> _What this task involves_
Your task is to copy the stretch of lines in the records below that begins with the line containing "Write the React, TypeScript" and ends with the line containing "import * as", exactly as written, with nothing added.

Start of Provided entries

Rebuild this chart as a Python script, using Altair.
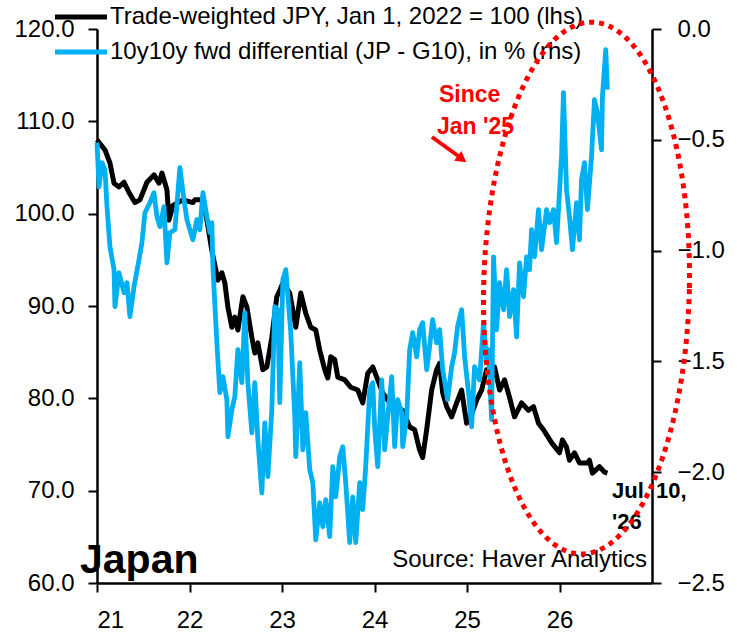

End of Provided entries
Start of Provided entries

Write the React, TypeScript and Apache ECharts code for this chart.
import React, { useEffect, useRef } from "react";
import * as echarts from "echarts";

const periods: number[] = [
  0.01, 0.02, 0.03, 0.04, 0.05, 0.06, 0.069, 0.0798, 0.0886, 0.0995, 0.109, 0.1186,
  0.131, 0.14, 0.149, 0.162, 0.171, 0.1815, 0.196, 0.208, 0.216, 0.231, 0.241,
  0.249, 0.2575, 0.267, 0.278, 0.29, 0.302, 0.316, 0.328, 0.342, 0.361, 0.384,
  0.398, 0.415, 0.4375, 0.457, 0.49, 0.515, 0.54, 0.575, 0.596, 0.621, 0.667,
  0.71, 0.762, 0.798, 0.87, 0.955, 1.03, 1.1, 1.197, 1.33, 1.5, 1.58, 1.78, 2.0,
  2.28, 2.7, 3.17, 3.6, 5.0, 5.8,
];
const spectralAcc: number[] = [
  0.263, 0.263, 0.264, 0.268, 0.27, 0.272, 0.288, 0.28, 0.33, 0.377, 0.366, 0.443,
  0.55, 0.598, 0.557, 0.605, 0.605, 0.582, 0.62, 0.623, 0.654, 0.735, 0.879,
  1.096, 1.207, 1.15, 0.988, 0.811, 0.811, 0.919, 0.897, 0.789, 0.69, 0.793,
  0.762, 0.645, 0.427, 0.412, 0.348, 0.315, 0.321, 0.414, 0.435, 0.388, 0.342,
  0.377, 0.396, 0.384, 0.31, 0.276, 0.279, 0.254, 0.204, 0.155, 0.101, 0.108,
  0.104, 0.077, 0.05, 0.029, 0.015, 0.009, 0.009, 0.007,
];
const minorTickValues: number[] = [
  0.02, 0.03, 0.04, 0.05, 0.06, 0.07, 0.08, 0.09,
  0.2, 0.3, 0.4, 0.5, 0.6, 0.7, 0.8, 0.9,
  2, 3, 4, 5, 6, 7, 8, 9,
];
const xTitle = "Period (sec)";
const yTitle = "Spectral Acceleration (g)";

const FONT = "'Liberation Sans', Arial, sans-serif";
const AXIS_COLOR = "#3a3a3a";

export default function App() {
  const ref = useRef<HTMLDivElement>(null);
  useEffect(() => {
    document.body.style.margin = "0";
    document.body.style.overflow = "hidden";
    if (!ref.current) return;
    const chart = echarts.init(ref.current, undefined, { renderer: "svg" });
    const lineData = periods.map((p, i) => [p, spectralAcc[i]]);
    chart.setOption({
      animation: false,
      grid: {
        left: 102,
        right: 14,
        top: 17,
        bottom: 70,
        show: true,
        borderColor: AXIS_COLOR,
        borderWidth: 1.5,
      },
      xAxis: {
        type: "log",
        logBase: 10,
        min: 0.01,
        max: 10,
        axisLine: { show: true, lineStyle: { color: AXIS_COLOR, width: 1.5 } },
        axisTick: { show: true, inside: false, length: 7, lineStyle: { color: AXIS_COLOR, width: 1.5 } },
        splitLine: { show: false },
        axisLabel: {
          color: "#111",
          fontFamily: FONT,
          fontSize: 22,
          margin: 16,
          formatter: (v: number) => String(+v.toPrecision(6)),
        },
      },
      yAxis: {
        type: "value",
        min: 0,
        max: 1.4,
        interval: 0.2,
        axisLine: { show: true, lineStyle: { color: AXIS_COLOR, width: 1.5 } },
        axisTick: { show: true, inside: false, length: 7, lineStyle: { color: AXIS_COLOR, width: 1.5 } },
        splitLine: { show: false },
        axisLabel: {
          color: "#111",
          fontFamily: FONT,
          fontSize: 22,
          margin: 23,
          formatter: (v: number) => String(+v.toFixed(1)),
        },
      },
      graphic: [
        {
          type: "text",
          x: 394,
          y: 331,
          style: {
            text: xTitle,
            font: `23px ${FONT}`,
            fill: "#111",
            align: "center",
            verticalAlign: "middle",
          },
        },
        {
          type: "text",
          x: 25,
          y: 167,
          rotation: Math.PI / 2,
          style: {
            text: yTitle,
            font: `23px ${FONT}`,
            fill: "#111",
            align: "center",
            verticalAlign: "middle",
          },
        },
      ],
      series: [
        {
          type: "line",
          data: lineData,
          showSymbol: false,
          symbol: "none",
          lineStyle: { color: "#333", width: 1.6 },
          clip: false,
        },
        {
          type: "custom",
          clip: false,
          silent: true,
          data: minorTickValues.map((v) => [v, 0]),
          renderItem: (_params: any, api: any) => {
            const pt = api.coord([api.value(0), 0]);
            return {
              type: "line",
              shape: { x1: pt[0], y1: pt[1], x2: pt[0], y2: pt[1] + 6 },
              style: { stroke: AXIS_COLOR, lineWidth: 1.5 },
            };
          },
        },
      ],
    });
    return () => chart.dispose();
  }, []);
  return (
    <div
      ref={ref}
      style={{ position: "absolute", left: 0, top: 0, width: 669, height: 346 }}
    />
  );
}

End of Provided entries

> _Final result_
Write the React, TypeScript and Apache ECharts code for this chart.
import React, { useEffect, useRef } from "react";
import * as echarts from "echarts";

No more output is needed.